Non è difficile intuire che quelle del monte Aso e delle tempeste del nihyakutōka siano metafore che Sōseki ha scelto per raccontare la potenza con cui il cambiamento della società giapponese si è abbattuta su suoi abitanti suscitando reazioni agli antipodi, proprio come quelle dei giovani di fronte all’impresa che si accingono a compiere. I due, più dei tipi umani che non dei protagonisti ben tratteggiati, scelgono di reagire agli imprevisti o con risolutezza e accogliendo il cambiamento (come auspicato dal modesto e nerboruto Kei, figlio di un produttore e venditore di tofu, appassionato lettore dei grandi romanzi occidentali alla Dickens e fautore di una società più equa e mobile) o di ripiegando verso sentieri noti per curare la tradizione (come asserisce Roku, rampollo gracile e cagionevole di una famiglia benestante che gli ha permesso di studiare in profondità i testi della storia culturale giapponese). E se i due ragazzi viaggiano su posizioni diametralmente opposte l’una dall’altra, ancora più stridente sembra essere la loro amicizia. A guardare bene invece ogni divergenza viene appianata dall’incombenza della tempesta e dell’eruzione, così come ogni abitante del Giappone non potrà scampare alla forza distruttrice dell’onda proveniente dall’Ovest, uno tsunami culturale di inaspettata violenza ma dall’impatto inevitabile.

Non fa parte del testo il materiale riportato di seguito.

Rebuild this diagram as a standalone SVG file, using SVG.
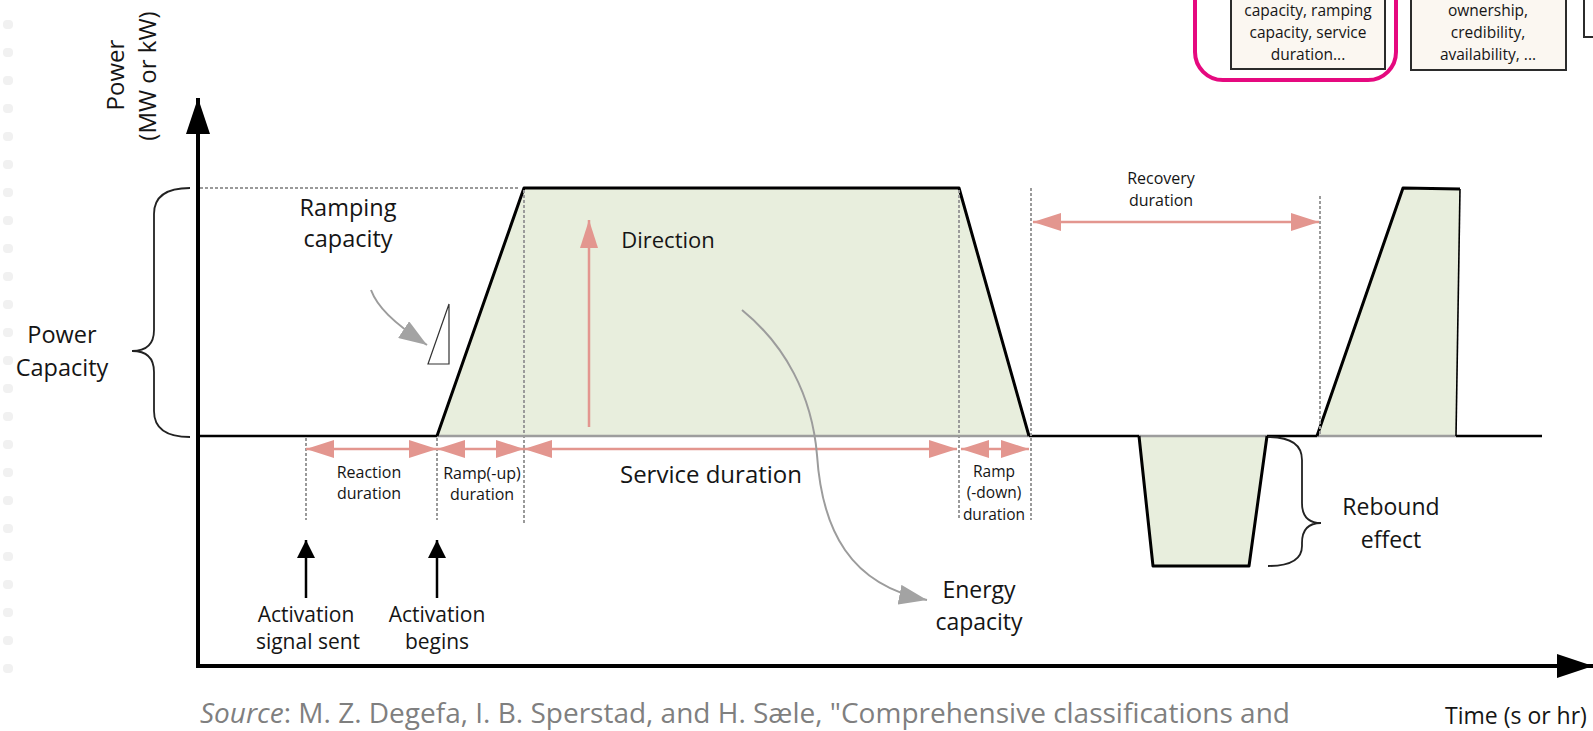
<svg xmlns="http://www.w3.org/2000/svg" width="1593" height="731" viewBox="0 0 1593 731">
  <defs>
    <style>
      text { font-family: "Open Sans", "Noto Sans", sans-serif; fill: #151515; }
      .mid { text-anchor: middle; }
      .lbl { font-size: 23.5px; }
      .sm { font-size: 16px; }
      .box { font-size: 15.5px; }
      .area { fill: #e8eedd; stroke: none; }
      .edge { fill: none; stroke: #000; stroke-width: 3; stroke-linejoin: round; }
      .base-k { stroke: #000; stroke-width: 2.5; }
      .base-g { stroke: #9d9d9d; stroke-width: 2.5; }
      .guide { stroke: #9a9a9a; stroke-width: 2; stroke-dasharray: 3 2; fill: none; }
      .axis { stroke: #000; stroke-width: 4; fill: none; }
      .span { stroke: #e3968f; stroke-width: 2.5; fill: none; }
      .pointer { stroke: #9c9c9c; stroke-width: 2; fill: none; }
      .brace { stroke: #222; stroke-width: 1.8; fill: none; }
      .tag { fill: #fbf7f1; stroke: #2b2b2b; stroke-width: 2; }
    </style>
    <marker id="salmonHead" viewBox="0 0 28 18" refX="28" refY="9" markerWidth="28" markerHeight="18" markerUnits="userSpaceOnUse" orient="auto-start-reverse">
      <path d="M0,0 L28,9 L0,18 z" fill="#e3968f"/>
    </marker>
    <marker id="greyHead" viewBox="0 0 28 20" refX="28" refY="10" markerWidth="28" markerHeight="20" markerUnits="userSpaceOnUse" orient="auto">
      <path d="M0,0 L28,10 L0,20 z" fill="#a3a3a3"/>
    </marker>
    <marker id="axisHead" viewBox="0 0 36 24" refX="36" refY="12" markerWidth="36" markerHeight="24" markerUnits="userSpaceOnUse" orient="auto">
      <path d="M0,0 L36,12 L0,24 z" fill="#000"/>
    </marker>
    <marker id="eventHead" viewBox="0 0 18 18" refX="18" refY="9" markerWidth="18" markerHeight="18" markerUnits="userSpaceOnUse" orient="auto">
      <path d="M0,0 L18,9 L0,18 z" fill="#000"/>
    </marker>
  </defs>

  <rect width="1593" height="731" fill="#ffffff"/>

  <!-- faint texture along the left margin -->
  <g id="margin-texture" fill="#f1f1f1">
    <rect x="3" y="20" width="10" height="9" rx="4"/>
    <rect x="3" y="48" width="10" height="9" rx="4"/>
    <rect x="3" y="76" width="10" height="9" rx="4"/>
    <rect x="3" y="104" width="10" height="9" rx="4"/>
    <rect x="3" y="132" width="10" height="9" rx="4"/>
    <rect x="3" y="160" width="10" height="9" rx="4"/>
    <rect x="3" y="188" width="10" height="9" rx="4"/>
    <rect x="3" y="216" width="10" height="9" rx="4"/>
    <rect x="3" y="244" width="10" height="9" rx="4"/>
    <rect x="3" y="272" width="10" height="9" rx="4"/>
    <rect x="3" y="300" width="10" height="9" rx="4"/>
    <rect x="3" y="328" width="10" height="9" rx="4"/>
    <rect x="3" y="356" width="10" height="9" rx="4"/>
    <rect x="3" y="384" width="10" height="9" rx="4"/>
    <rect x="3" y="412" width="10" height="9" rx="4"/>
    <rect x="3" y="440" width="10" height="9" rx="4"/>
    <rect x="3" y="468" width="10" height="9" rx="4"/>
    <rect x="3" y="496" width="10" height="9" rx="4"/>
    <rect x="3" y="524" width="10" height="9" rx="4"/>
    <rect x="3" y="552" width="10" height="9" rx="4"/>
    <rect x="3" y="580" width="10" height="9" rx="4"/>
    <rect x="3" y="608" width="10" height="9" rx="4"/>
    <rect x="3" y="636" width="10" height="9" rx="4"/>
    <rect x="3" y="664" width="10" height="9" rx="4"/>
  </g>

  <!-- top-right attribute boxes -->
  <g id="box-technical">
    <rect x="1195" y="-40" width="201" height="120" rx="28" fill="none" stroke="#e5097f" stroke-width="4"/>
    <rect class="tag" x="1231" y="-10" width="154" height="79"/>
    <text class="box mid" x="1308" y="16">capacity, ramping</text>
    <text class="box mid" x="1308" y="38">capacity, service</text>
    <text class="box mid" x="1308" y="60">duration...</text>
  </g>
  <g id="box-other">
    <rect class="tag" x="1411" y="-10" width="155" height="80"/>
    <text class="box mid" x="1488" y="16">ownership,</text>
    <text class="box mid" x="1488" y="38">credibility,</text>
    <text class="box mid" x="1488" y="60">availability, ...</text>
  </g>
  <g id="box-edge">
    <rect x="1584" y="-10" width="30" height="47" fill="#ffffff" stroke="#2b2b2b" stroke-width="2"/>
  </g>

  <!-- shaded response areas -->
  <g id="response-main">
    <polygon class="area" points="437,436 524,188 959,188 1029,436"/>
    <line class="base-g" x1="437" y1="436" x2="1029" y2="436"/>
    <polyline class="edge" points="437,436 524,188 959,188 1029,436"/>
  </g>
  <g id="response-rebound">
    <polygon class="area" points="1139,436 1153,566 1249,566 1267,436"/>
    <line class="base-g" x1="1139" y1="436" x2="1267" y2="436"/>
    <polyline class="edge" points="1139,436 1153,566 1249,566 1267,436"/>
  </g>
  <g id="response-next">
    <polygon class="area" points="1317,436 1403,188 1460,189 1456,436"/>
    <line class="base-g" x1="1317" y1="436" x2="1456" y2="436"/>
    <polyline class="edge" points="1317,436 1403,188 1460,189"/>
    <line x1="1460" y1="189" x2="1456" y2="436" stroke="#000" stroke-width="1.6"/>
  </g>

  <!-- guides, baseline, axes and arrows -->
  <g id="connectors">
    <line class="base-k" x1="198" y1="436" x2="437" y2="436"/>
    <line class="base-k" x1="1029" y1="436" x2="1139" y2="436"/>
    <line class="base-k" x1="1267" y1="436" x2="1317" y2="436"/>
    <line class="base-k" x1="1456" y1="436" x2="1542" y2="436"/>

    <line class="guide" x1="200" y1="188" x2="520" y2="188"/>
    <line class="guide" x1="306" y1="438" x2="306" y2="520"/>
    <line class="guide" x1="437" y1="438" x2="437" y2="520"/>
    <line class="guide" x1="524" y1="190" x2="524" y2="523"/>
    <line class="guide" x1="959" y1="190" x2="959" y2="520"/>
    <line class="guide" x1="1031" y1="188" x2="1031" y2="520"/>
    <line class="guide" x1="1320" y1="196" x2="1320" y2="434"/>

    <line class="axis" x1="198" y1="668" x2="198" y2="98" marker-end="url(#axisHead)"/>
    <line class="axis" x1="196" y1="666" x2="1593" y2="666" marker-end="url(#axisHead)"/>

    <line class="span" x1="306" y1="449" x2="437" y2="449" marker-start="url(#salmonHead)" marker-end="url(#salmonHead)"/>
    <line class="span" x1="437" y1="449" x2="524" y2="449" marker-start="url(#salmonHead)" marker-end="url(#salmonHead)"/>
    <line class="span" x1="524" y1="449" x2="957" y2="449" marker-start="url(#salmonHead)" marker-end="url(#salmonHead)"/>
    <line class="span" x1="961" y1="449" x2="1029" y2="449" marker-start="url(#salmonHead)" marker-end="url(#salmonHead)"/>
    <line class="span" x1="1033" y1="222" x2="1319" y2="222" marker-start="url(#salmonHead)" marker-end="url(#salmonHead)"/>
    <line class="span" x1="589" y1="427" x2="589" y2="220" marker-end="url(#salmonHead)"/>

    <line x1="306" y1="598" x2="306" y2="540" stroke="#000" stroke-width="2.5" marker-end="url(#eventHead)"/>
    <line x1="437" y1="598" x2="437" y2="540" stroke="#000" stroke-width="2.5" marker-end="url(#eventHead)"/>

    <path class="pointer" d="M371,290 C377,306 392,322 427,345" marker-end="url(#greyHead)"/>
    <path class="pointer" d="M742,310 C785,345 812,395 817,455 C822,530 850,585 927,600" marker-end="url(#greyHead)"/>

    <path class="brace" d="M190,188 Q154,188 154,214 L154,330 Q154,351 132,351 Q154,351 154,372 L154,411 Q154,437 190,437"/>
    <path class="brace" d="M1268,437 Q1302,437 1302,460 L1302,503 Q1302,523 1321,523 Q1302,523 1302,543 L1302,546 Q1302,566 1268,566"/>
  </g>

  <!-- ramp slope symbol -->
  <g id="slope-symbol">
    <polygon points="449,304 449,364 428,364" fill="#ffffff" stroke="#333" stroke-width="1.2"/>
  </g>

  <!-- labels -->
  <g id="axis-labels">
    <text class="mid" font-size="24" transform="translate(124,75) rotate(-90)">Power</text>
    <text class="mid" font-size="24" transform="translate(156,76) rotate(-90)">(MW or kW)</text>
    <text font-size="23" x="1445" y="724">Time (s or hr)</text>
  </g>
  <g id="label-power-capacity">
    <text class="lbl mid" x="62" y="343">Power</text>
    <text class="lbl mid" x="62" y="376">Capacity</text>
  </g>
  <g id="label-ramping">
    <text class="lbl mid" x="348" y="216">Ramping</text>
    <text class="lbl mid" x="348" y="247">capacity</text>
  </g>
  <g id="label-direction">
    <text class="mid" font-size="22" x="668" y="248">Direction</text>
  </g>
  <g id="label-reaction">
    <text class="sm mid" x="369" y="478">Reaction</text>
    <text class="sm mid" x="369" y="499">duration</text>
  </g>
  <g id="label-ramp-up">
    <text class="sm mid" x="482" y="479">Ramp(-up)</text>
    <text class="sm mid" x="482" y="500">duration</text>
  </g>
  <g id="label-service">
    <text class="mid" font-size="24" x="711" y="483">Service duration</text>
  </g>
  <g id="label-ramp-down">
    <text class="mid" font-size="15.5" x="994" y="477">Ramp</text>
    <text class="mid" font-size="15.5" x="994" y="498">(-down)</text>
    <text class="mid" font-size="15.5" x="994" y="520">duration</text>
  </g>
  <g id="label-recovery">
    <text class="sm mid" x="1161" y="184">Recovery</text>
    <text class="sm mid" x="1161" y="206">duration</text>
  </g>
  <g id="label-rebound">
    <text class="mid" font-size="23" x="1391" y="515">Rebound</text>
    <text class="mid" font-size="23" x="1391" y="548">effect</text>
  </g>
  <g id="label-energy">
    <text class="mid" font-size="23" x="979" y="598">Energy</text>
    <text class="mid" font-size="23" x="979" y="630">capacity</text>
  </g>
  <g id="label-signal">
    <text class="mid" font-size="21" x="306" y="622">Activation</text>
    <text class="mid" font-size="21" x="308" y="649">signal sent</text>
  </g>
  <g id="label-begins">
    <text class="mid" font-size="21" x="437" y="622">Activation</text>
    <text class="mid" font-size="21" x="437" y="649">begins</text>
  </g>

  <!-- citation line -->
  <g id="citation">
    <text x="200" y="723" font-size="28" style="fill:#7f7f7f"><tspan font-style="italic">Source</tspan>: M. Z. Degefa, I. B. Sperstad, and H. Sæle, "Comprehensive classifications and</text>
  </g>
</svg>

Di fronte a questo irreversibile nuovo mondo che si andava pian piano dispiegandosi sotto i suoi occhi, un intellettuale dalla sensibilità spiccata non poteva rimanere in silenzio; persino Sōseki che ha sempre rivendicato la sua estraneità ai fatti politici ha scritto un lungo racconto sul disorientamento e, calandolo nella natura che è marca distintiva del Giappone più tradizionale, ha offerto senza giudizio la sua versione umana dei fatti in un testo che unisce descrizione liriche a dialoghi frizzanti e vivaci. Il 210° giorno possiede un sottofondo di ironia intelligente e divertita, sintomatico omaggio a una forma teatrale molto cara all’autore, quella del rakugo (una forma di declamazione umoristica basata su dialoghi ricchi di giochi di parole) e rappresenta una preziosa testimonianza di un mondo che è stato e che, di lì a poco, non sarebbe stato mai più.